Smart meters use a mobile signal to send data to your supplier, so you don’t have to submit a reading. The meter also sends energy usage information to an in-home display. The idea is that this real-time information about how much gas and electricity you use will help save energy and money.
Find out more about the smart meter roll-out and what it means for you in our guide to smart meters.
Can I switch suppliers if I have solar panels?
Yes. Having solar panels shouldn’t stop anyone from switching energy supplier.
If you generate your own energy through solar panels, you’ll get money back under what’s known as the feed-in-tariff (FIT) scheme. The amount of money you get for your energy is set by Ofgem and you’ll get payments for generating the energy you use, as well as for the excess energy you sell back to the National Grid. The payments themselves are made by a FIT licensee. By law, all of the Big Six energy suppliers (British Gas, E.ON, EDF, npower, Scottish Power and SSE) are licensees, and most other energy suppliers are too.
The supplier who makes your FIT payments doesn’t have to be the same one that you buy energy from and you are free to switch. If you want to, you can also switch your FIT licensee, provided you have a new one ready to take you on.
Can I switch to a renewable energy supplier for my electricity?
Yes.

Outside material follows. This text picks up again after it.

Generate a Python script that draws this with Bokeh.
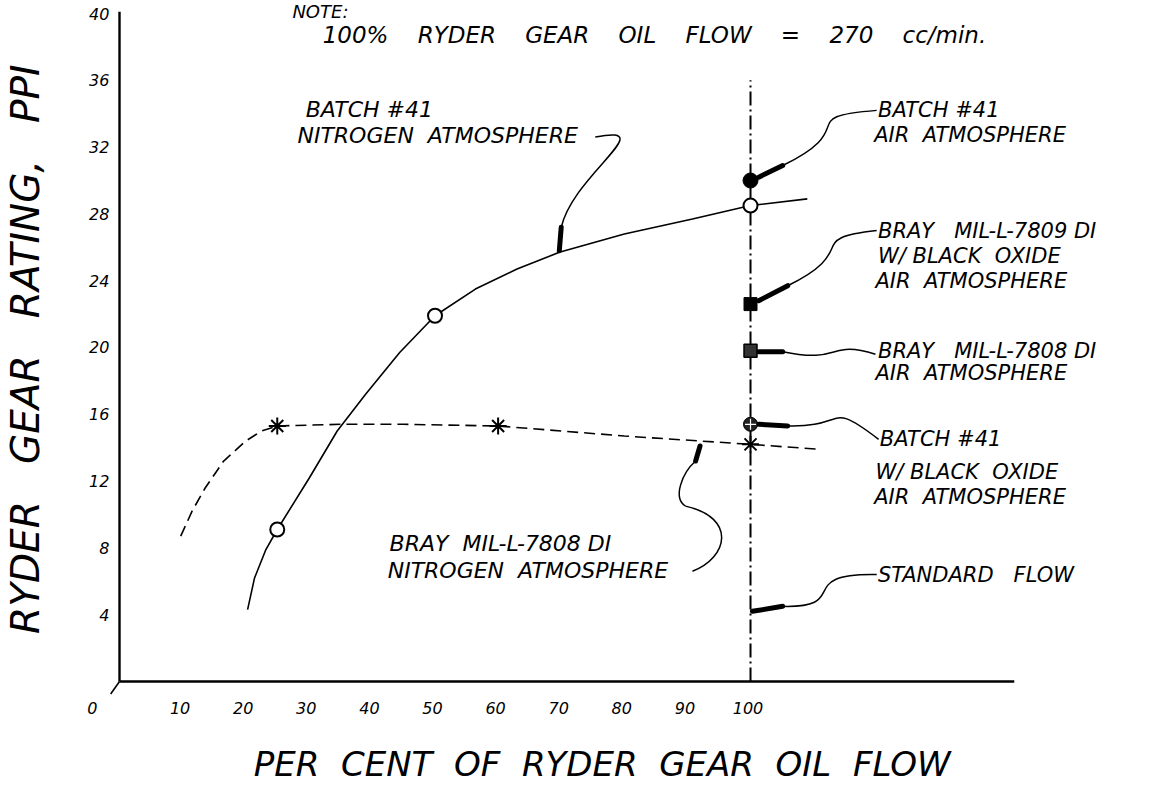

It’s entirely your choice which supplier you switch to.
Renewable energy is booming the UK, and it accounted for 50% of energy generation capacity around the world in 2016.
Some energy firms source 100% of their energy from renewables, such as wind or sunlight. Others offer a mix of green energy and energy from traditional fossil fuel sources. The terms and conditions should give you a breakdown of what comes from where.
Renewable energy could cost more, so isn’t always realistic if you’re on a really tight budget. As an alternative, consider paperless billing instead or look for suppliers that invest money in environmental projects.